The families of the Titanic Guarantee Group had never talked because you were not allowed to talk. And so now, three generations in, we actually sat down and on camera talked to the families of the Guarantee Group as they told their stories for the first time. And I was impressed with them. Their philosophy was the same as mine: that this was a very special ship and you shouldn’t loot it. It’s a grave site.

Has the stigma lifted for the descendants or is it still there?

There’s a number of sayings: “She was fine when she left Belfast.” The other one is: “The Irish built it and the British sank it.” [laughs] But I mean, those are sort of gallows humor. At least they’re finally talking about it.

What did you think of James Cameron’s deepest dive?

Oh, it’s great. Jim is an amazing guy. God bless him. I’d love to know some of the newer technologies he’s using because he’s very secretive. There were some innovations there. When I went to 20,000 feet [beneath the sea]— that took me six hours to get up; and he came up from 35,000 in an hour. [laughs] So, I’d like to know how he did that. I spent a lot more time in the elevator and didn’t go as deep. “So, Jim, how’d you do that?” He isn’t a scientist, but that’s fine—look at how he’s exciting people. And Jim’s new film, Avatar 2, is going to be an underwater one. I love when people bring attention to the oceans.

What do you make of the search for Amelia Earhart’s plane?

That really was based upon the resurrection of this image. And you can go on the Web and find the picture; you can find exactly the picture: Eric Bevington, 1937, a picture of Gardner Island, and the SS Norwich. And then if you look over the lower right-hand corner, it’s fuzzy; there’s this object sticking out of the water. [The picture was shown to] State Department analysts without telling them anything about it. Didn’t talk about Amelia Earhart, didn’t talk about Gardner Island. Just said: “What is that object?” And they came back and said: “Well, that’s a Lockheed Electra landing gear.” Well, that was Amelia Earhart’s plane—a Lockheed Elektra. Who else would have a Lockheed Electra upside down there, so bam. All of a sudden, the search area collapses. But since these were land-based people and now the government was involved, Secretary [Hillary] Clinton and [Assistant Secretary of State for East Asian and Pacific Affairs Kurt] Campbell wanted me to sort of put these guys through their general exam.

So you’ve been directly involved in this?
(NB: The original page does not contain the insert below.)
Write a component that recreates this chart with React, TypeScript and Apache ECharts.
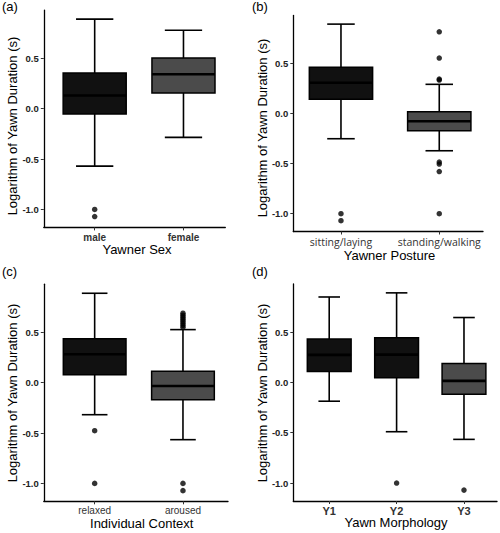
import React, { useEffect, useRef } from "react";
import * as echarts from "echarts";

// ---------- data ----------
// box stats: [lowerWhisker, Q1, median, Q3, upperWhisker]
const sexCats = ["male", "female"];
const sexStats = [
  [-0.57, -0.053, 0.13, 0.354, 0.888],
  [-0.285, 0.156, 0.341, 0.503, 0.778],
];
const sexOutliers = [
  [1, -1.0],
  [1, -1.07],
];

const postureCats = ["sitting/laying", "standing/walking"];
const postureStats = [
  [-0.252, 0.142, 0.307, 0.461, 0.892],
  [-0.372, -0.172, -0.078, 0.018, 0.291],
];
const postureOutliers = [
  [1, -1.0],
  [1, -1.07],
  [2, 0.815],
  [2, 0.553],
  [2, 0.334],
  [2, 0.344],
  [2, -0.485],
  [2, -0.505],
  [2, -0.58],
  [2, -1.0],
];

const contextCats = ["relaxed", "aroused"];
const contextStats = [
  [-0.318, 0.079, 0.282, 0.437, 0.888],
  [-0.566, -0.169, -0.033, 0.113, 0.527],
];
const contextOutliers = [
  [1, -0.477],
  [1, -1.0],
  [2, 0.55],
  [2, 0.57],
  [2, 0.59],
  [2, 0.61],
  [2, 0.63],
  [2, 0.65],
  [2, 0.67],
  [2, 0.69],
  [2, -1.0],
  [2, -1.072],
];

const morphCats = ["Y1", "Y2", "Y3"];
const morphStats = [
  [-0.187, 0.107, 0.273, 0.432, 0.848],
  [-0.49, 0.045, 0.276, 0.442, 0.889],
  [-0.566, -0.117, 0.015, 0.187, 0.644],
];
const morphOutliers = [
  [2, -1.0],
  [3, -1.07],
];

// fill shade index per box (0 = dark, 1 = grey)
const sexShade = [0, 1];
const postureShade = [0, 1];
const contextShade = [0, 1];
const morphShade = [0, 0, 1];

const yTicks = [-1, -0.5, 0, 0.5];
const panelLabels = ["(a)", "(b)", "(c)", "(d)"];
const xTitles = ["Yawner Sex", "Yawner Posture", "Individual Context", "Yawn Morphology"];
const yTitle = "Logarithm of Yawn Duration (s)";

// ---------- styling / layout ----------
const FILLS = ["#111111", "#4b4b4b"];
const FONT = "Liberation Sans, Arial, sans-serif";

type Panel = {
  cats: string[];
  stats: number[][];
  outliers: number[][];
  shade: number[];
  grid: { left: number; top: number; width: number; height: number };
  xRange: [number, number];
  boxW: number;
  capW: number;
  labelFont: any;
  labelMargin: number;
};

const panels: Panel[] = [
  {
    cats: sexCats,
    stats: sexStats,
    outliers: sexOutliers,
    shade: sexShade,
    grid: { left: 43.8, top: 10.1, width: 181.5, height: 217.3 },
    xRange: [0.427, 2.471],
    boxW: 0.71,
    capW: 0.42,
    labelFont: { fontFamily: FONT, fontWeight: "bold", fontSize: 10, color: "#333" },
    labelMargin: 5,
  },
  {
    cats: postureCats,
    stats: postureStats,
    outliers: postureOutliers,
    shade: postureShade,
    grid: { left: 293.3, top: 15.5, width: 189.7, height: 216 },
    xRange: [0.515, 2.445],
    boxW: 0.644,
    capW: 0.28,
    labelFont: { fontFamily: "Open Sans, sans-serif", fontWeight: "normal", fontSize: 10.5, color: "#333" },
    labelMargin: 5,
  },
  {
    cats: contextCats,
    stats: contextStats,
    outliers: contextOutliers,
    shade: contextShade,
    grid: { left: 43.8, top: 284.2, width: 184.2, height: 217.1 },
    xRange: [0.424, 2.51],
    boxW: 0.71,
    capW: 0.29,
    labelFont: { fontFamily: FONT, fontWeight: "normal", fontSize: 10, color: "#333" },
    labelMargin: 4,
  },
  {
    cats: morphCats,
    stats: morphStats,
    outliers: morphOutliers,
    shade: morphShade,
    grid: { left: 293.3, top: 283.9, width: 203.7, height: 217.1 },
    xRange: [0.467, 3.49],
    boxW: 0.65,
    capW: 0.32,
    labelFont: { fontFamily: FONT, fontWeight: "bold", fontSize: 11, color: "#333" },
    labelMargin: 4,
  },
];

const Y_MIN = -1.178;
const Y_MAX = 0.978;

const titlePos = {
  label: [
    [2, 0],
    [252, 0],
    [2, 265],
    [252, 265],
  ],
  y: [
    [12.5, 126],
    [262.5, 128],
    [12.5, 393],
    [262.5, 393],
  ],
  x: [
    [137, 249.5],
    [389.5, 255],
    [141.7, 523.3],
    [396, 522.5],
  ],
};

function buildOption() {
  const grid: any[] = [];
  const xAxis: any[] = [];
  const yAxis: any[] = [];
  const series: any[] = [];
  const graphic: any[] = [];

  panels.forEach((p, i) => {
    grid.push({ ...p.grid, containLabel: false });
    xAxis.push({
      type: "value",
      gridIndex: i,
      min: p.xRange[0],
      max: p.xRange[1],
      splitLine: { show: false },
      axisLine: { show: true, onZero: false, lineStyle: { color: "#000", width: 1.3 } },
      axisTick: {
        show: true,
        length: 3,
        customValues: p.cats.map((_, k) => k + 1),
        lineStyle: { color: "#333", width: 1 },
      },
      axisLabel: {
        show: true,
        margin: p.labelMargin,
        customValues: p.cats.map((_, k) => k + 1),
        formatter: (v: number) => p.cats[Math.round(v) - 1] ?? "",
        ...p.labelFont,
      },
    });
    yAxis.push({
      type: "value",
      gridIndex: i,
      min: Y_MIN,
      max: Y_MAX,
      splitLine: { show: false },
      axisLine: { show: true, onZero: false, lineStyle: { color: "#000", width: 1.3 } },
      axisTick: {
        show: true,
        length: 3,
        customValues: yTicks,
        lineStyle: { color: "#333", width: 1 },
      },
      axisLabel: {
        show: true,
        margin: 5,
        customValues: yTicks,
        formatter: (v: number) => v.toFixed(1),
        fontFamily: FONT,
        fontWeight: "bold",
        fontSize: 9.5,
        color: "#222",
      },
    });

    const boxData = p.stats.map((s, k) => [k + 1, s[0], s[1], s[2], s[3], s[4], p.shade[k]]);
    const boxW = p.boxW;
    const capW = p.capW;
    series.push({
      type: "custom",
      xAxisIndex: i,
      yAxisIndex: i,
      data: boxData,
      encode: { x: 0, y: [1, 2, 3, 4, 5] },
      renderItem: (params: any, api: any) => {
        const x = api.value(0);
        const lo = api.coord([x, api.value(1)]);
        const q1 = api.coord([x, api.value(2)]);
        const med = api.coord([x, api.value(3)]);
        const q3 = api.coord([x, api.value(4)]);
        const hi = api.coord([x, api.value(5)]);
        const shade = api.value(6);
        const bw = api.size([boxW, 0])[0];
        const cw = api.size([capW, 0])[0];
        const cx = lo[0];
        const ls = { stroke: "#000", lineWidth: 1.6 };
        return {
          type: "group",
          children: [
            { type: "line", shape: { x1: cx, y1: hi[1], x2: cx, y2: lo[1] }, style: ls },
            { type: "line", shape: { x1: cx - cw / 2, y1: hi[1], x2: cx + cw / 2, y2: hi[1] }, style: ls },
            { type: "line", shape: { x1: cx - cw / 2, y1: lo[1], x2: cx + cw / 2, y2: lo[1] }, style: ls },
            {
              type: "rect",
              shape: { x: cx - bw / 2, y: q3[1], width: bw, height: q1[1] - q3[1] },
              style: { fill: FILLS[shade], stroke: "#000", lineWidth: 1.5 },
            },
            {
              type: "line",
              shape: { x1: cx - bw / 2, y1: med[1], x2: cx + bw / 2, y2: med[1] },
              style: { stroke: "#000", lineWidth: 2.6 },
            },
          ],
        };
      },
      z: 2,
    });

    series.push({
      type: "scatter",
      xAxisIndex: i,
      yAxisIndex: i,
      data: p.outliers,
      symbol: "circle",
      symbolSize: 5.5,
      itemStyle: { color: "#000" },
      z: 3,
    });

    const lp = titlePos.label[i];
    graphic.push({
      type: "text",
      x: lp[0],
      y: lp[1],
      style: {
        text: panelLabels[i],
        font: `13px ${FONT}`,
        fill: "#000",
        textAlign: "left",
        textVerticalAlign: "top",
      },
    });
    const yp = titlePos.y[i];
    graphic.push({
      type: "text",
      x: yp[0],
      y: yp[1],
      rotation: Math.PI / 2,
      style: {
        text: yTitle,
        font: `13px ${FONT}`,
        fill: "#000",
        textAlign: "center",
        textVerticalAlign: "middle",
      },
    });
    const xp = titlePos.x[i];
    graphic.push({
      type: "text",
      x: xp[0],
      y: xp[1],
      style: {
        text: xTitles[i],
        font: `13px ${FONT}`,
        fill: "#000",
        textAlign: "center",
        textVerticalAlign: "middle",
      },
    });
  });

  return {
    animation: false,
    backgroundColor: "#fff",
    grid,
    xAxis,
    yAxis,
    series,
    graphic,
  };
}

export default function App() {
  const ref = useRef<HTMLDivElement>(null);
  useEffect(() => {
    document.body.style.margin = "0";
    if (!ref.current) return;
    const chart = echarts.init(ref.current, null, { renderer: "svg" });
    chart.setOption(buildOption() as any);
    return () => chart.dispose();
  }, []);
  return <div ref={ref} style={{ width: 500, height: 533 }} />;
}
My job was to really dissect their plans and make suggestions, prior to the press conference. But my gosh, this is the best lead on Amelia Earhart in a long, long time. And so, they’ve organized an expedition that will sail from Hawaii. They got all the right technologies and mapping. And if it’s there, it’s going to be found.

In addition to the Belfast festival, you have your own exhibit opening in Mystic, Conn., right?

I was just in it yesterday. It was beautiful. We focus on the moment of discovery. And it’s really nicely done. It took me a month to go through my archives, but fortunately they were in order, and I picked out 75 of the critical documents that led up to the discovery. And we have those all downloaded. And we have—you know, when we went out and filmed [the Titanic] in 2004, we took 210 hours of HD, which equals to millions of still pictures. For people that can’t get enough, this’ll give them enough.